If Spalletti can’t find an X factor in this team as he did at Roma by changing Perrotta, Totti and Nainggolan’s positions maybe it’s because the underlying quality isn’t all that great and the squad available to him is too one-dimensional. You may recall Spalletti was declared Inter’s best signing at the end of the summer transfer window. Not a player.

It now looks as though he overachieved by going unbeaten in Inter’s first 17 games of the season. Then just like two seasons ago they folded at the first sign of adversity. Groundhog day. And given Inter have been through five managers in the meantime one conclusion to draw is their problem runs so much deeper than the guy on the bench. The character of the players, old and new, continues to be called into question. Confronted with Spalletti’s comments, Antonio Candreva was convinced they were just a ploy to motivate the team. “He can think that,” Spalletti said.

Cancelo did not escape his ire too. “Cancelo is the kind of player who tells you he should play further forward if he doesn’t play well on the right and that he should play on the right if he plays on the left.”

By pointing the finger at what he perceives to be a lack of quality, Spalletti clearly also has management in his sights for promises unkept and inadequate recruitment. Inter wasted huge amounts on Geoffrey Kondogbia, Gabriel Barbosa and Joao Mario at a time when new owners Suning were willing to make a splash and weren’t constrained by a change in political circumstance in China. We might as well add Dalbert to that list and pause to remember that Lazio acquired Stefan de Vrij, Sergej Milinkovic-Savic, Luis Alberto and Ciro Immobile for the price of Gabigol.

Of course, the strategy deployed by Spalletti is not without significant risk. Recent history tells us that Inter’s dressing room finds it easier to fall out than come together. Eleven games remain of which only four are at San Siro with Juventus still to visit. Make it five if you include the Derby della Madonnina against a Milan side that boasts double the points Inter have in 2018. The gap between them and their cugini is down from 18 points to just five. This weekend Inter go to Samp, who have been close to perfect at Marassi all season. Then come trips to Torino, Atalanta and Lazio on the final day.

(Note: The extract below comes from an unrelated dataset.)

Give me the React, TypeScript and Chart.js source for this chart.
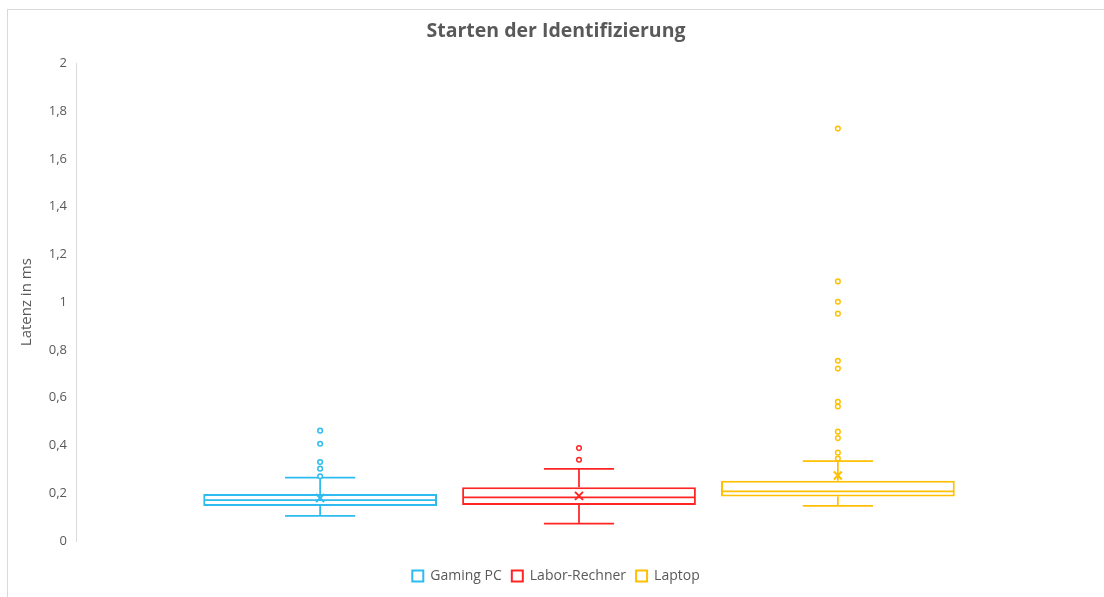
import React, { useEffect, useRef } from "react";
import { Chart, registerables } from "chart.js";

Chart.register(...registerables);

const chartTitle = "Starten der Identifizierung";
const yAxisTitle = "Latenz in ms";
const categoryLabels = [""];
const seriesNames = ["Gaming PC", "Labor-Rechner", "Laptop"];
const seriesColors = ["#2EBBEF", "#FF2525", "#FFC000"];

const whiskerMin = [0.105, 0.073, 0.147];
const q1Values = [0.147, 0.151, 0.186];
const medianValues = [0.171, 0.183, 0.208];
const q3Values = [0.197, 0.225, 0.252];
const whiskerMax = [0.265, 0.302, 0.335];
const meanValues = [0.18, 0.189, 0.274];

const outliersGaming = [0.271, 0.303, 0.331, 0.407, 0.462];
const outliersLabor = [0.34, 0.389];
const outliersLaptop = [0.345, 0.37, 0.431, 0.458, 0.563, 0.583, 0.722, 0.755, 0.952, 1.002, 1.087, 1.727];
const outlierLists = [outliersGaming, outliersLabor, outliersLaptop];

const yMin = 0;
const yMax = 2;
const yStep = 0.2;

const FONT = "'Open Sans', 'Noto Sans', sans-serif";
const TEXT = "#595959";

const boxDetailsPlugin = {
  id: "boxDetails",
  afterDatasetsDraw(chart: any) {
    const ctx = chart.ctx;
    const y = chart.scales.y;
    seriesNames.forEach((_, i) => {
      const meta = chart.getDatasetMeta(i);
      if (!chart.isDatasetVisible(i)) return;
      const bar = meta.data[0];
      if (!bar) return;
      const { x, width } = bar.getProps(["x", "width"], true);
      const color = seriesColors[i];
      const cap = width * 0.3;
      const py = (v: number) => y.getPixelForValue(v);
      ctx.save();
      ctx.strokeStyle = color;
      ctx.lineWidth = 1.75;
      ctx.beginPath();
      // median
      ctx.moveTo(x - width / 2 + 1, py(medianValues[i]));
      ctx.lineTo(x + width / 2 - 1, py(medianValues[i]));
      // upper whisker
      ctx.moveTo(x, py(q3Values[i]));
      ctx.lineTo(x, py(whiskerMax[i]));
      ctx.moveTo(x - cap / 2, py(whiskerMax[i]));
      ctx.lineTo(x + cap / 2, py(whiskerMax[i]));
      // lower whisker
      ctx.moveTo(x, py(q1Values[i]));
      ctx.lineTo(x, py(whiskerMin[i]));
      ctx.moveTo(x - cap / 2, py(whiskerMin[i]));
      ctx.lineTo(x + cap / 2, py(whiskerMin[i]));
      ctx.stroke();
      // mean cross
      const my = py(meanValues[i]);
      const s = 4;
      ctx.lineWidth = 2;
      ctx.beginPath();
      ctx.moveTo(x - s, my - s);
      ctx.lineTo(x + s, my + s);
      ctx.moveTo(x - s, my + s);
      ctx.lineTo(x + s, my - s);
      ctx.stroke();
      // outliers
      ctx.lineWidth = 1.5;
      ctx.fillStyle = "#ffffff";
      outlierLists[i].forEach((v) => {
        ctx.beginPath();
        ctx.arc(x, py(v), 2.3, 0, Math.PI * 2);
        ctx.fill();
        ctx.stroke();
      });
      ctx.restore();
    });
  },
};

export default function App() {
  const canvasRef = useRef<HTMLCanvasElement | null>(null);

  useEffect(() => {
    if (!canvasRef.current) return;
    const chart = new Chart(canvasRef.current, {
      type: "bar",
      data: {
        labels: categoryLabels,
        datasets: seriesNames.map((name, i) => ({
          label: name,
          data: [[q1Values[i], q3Values[i]]] as any,
          backgroundColor: "#ffffff",
          borderColor: seriesColors[i],
          borderWidth: 2,
          borderSkipped: false,
          categoryPercentage: 0.772,
          barPercentage: 0.903,
        })),
      },
      options: {
        responsive: false,
        animation: false,
        layout: { padding: { left: 0, right: 0, top: 0, bottom: 4 } },
        plugins: {
          title: {
            display: true,
            text: chartTitle,
            color: TEXT,
            font: { family: FONT, size: 19.5, weight: "bold" },
            padding: { top: 12, bottom: 20 },
          },
          legend: {
            position: "bottom",
            labels: {
              color: TEXT,
              font: { family: FONT, size: 14 },
              boxWidth: 11,
              boxHeight: 11,
              padding: 10,
            },
          },
          tooltip: { enabled: false },
        },
        scales: {
          x: {
            display: true,
            grid: { display: false },
            border: { display: false },
            ticks: { display: false },
            afterFit: (scale: any) => {
              scale.height = 18;
            },
          },
          y: {
            min: yMin,
            max: yMax,
            grid: { display: false },
            border: { display: true, color: "#D9D9D9", width: 1 },
            ticks: {
              stepSize: yStep,
              color: TEXT,
              font: { family: FONT, size: 13 },
              padding: 1,
              callback: (v: any) =>
                Number(v).toLocaleString("de-DE", { maximumFractionDigits: 1 }),
            },
            title: {
              display: true,
              text: yAxisTitle,
              color: TEXT,
              font: { family: FONT, size: 15 },
              padding: { top: 10, bottom: 0 },
            },
            afterFit: (scale: any) => {
              scale.width = 68;
            },
          },
          yRight: {
            position: "right",
            display: true,
            min: yMin,
            max: yMax,
            grid: { display: false },
            border: { display: false },
            ticks: { display: false },
            afterFit: (scale: any) => {
              scale.width = 22;
            },
          },
        },
      },
      plugins: [boxDetailsPlugin],
    });
    return () => chart.destroy();
  }, []);

  return (
    <div
      style={{
        position: "fixed",
        left: 0,
        top: 0,
        width: 1104,
        height: 597,
        overflow: "hidden",
        background: "#ffffff",
      }}
    >
      <div
        style={{
          position: "absolute",
          left: 7,
          top: 9,
          width: 1097,
          height: 588,
          boxSizing: "border-box",
          borderTop: "1px solid #D9D9D9",
          borderLeft: "1px solid #D9D9D9",
        }}
      />
      <canvas
        ref={canvasRef}
        width={1096}
        height={589}
        style={{ position: "absolute", left: 8, top: 8 }}
      />
    </div>
  );
}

The fixture list is pretty daunting, it demands the utmost realism and explains why a strand of Spalletti’s spiel was essentially about expectation management.  Inter raised them with a long series of fine results at the start of the season. The papers kept them high in both transfer windows, linking Inter with players they were distinctly unlikely to sign, deluding Spalletti and the fans. For Spalletti, keeping everyone’s feet on the ground has been much less of an issue after coming crashing back to earth over the last three months.

On Sunday, it entered a new phase. Spalletti was effectively saying don’t be fooled into thinking everything is suddenly OK again. It won’t be even if Inter do accomplish their goal of qualifying for the Champions League. A rebuild is in order. Yes, another one.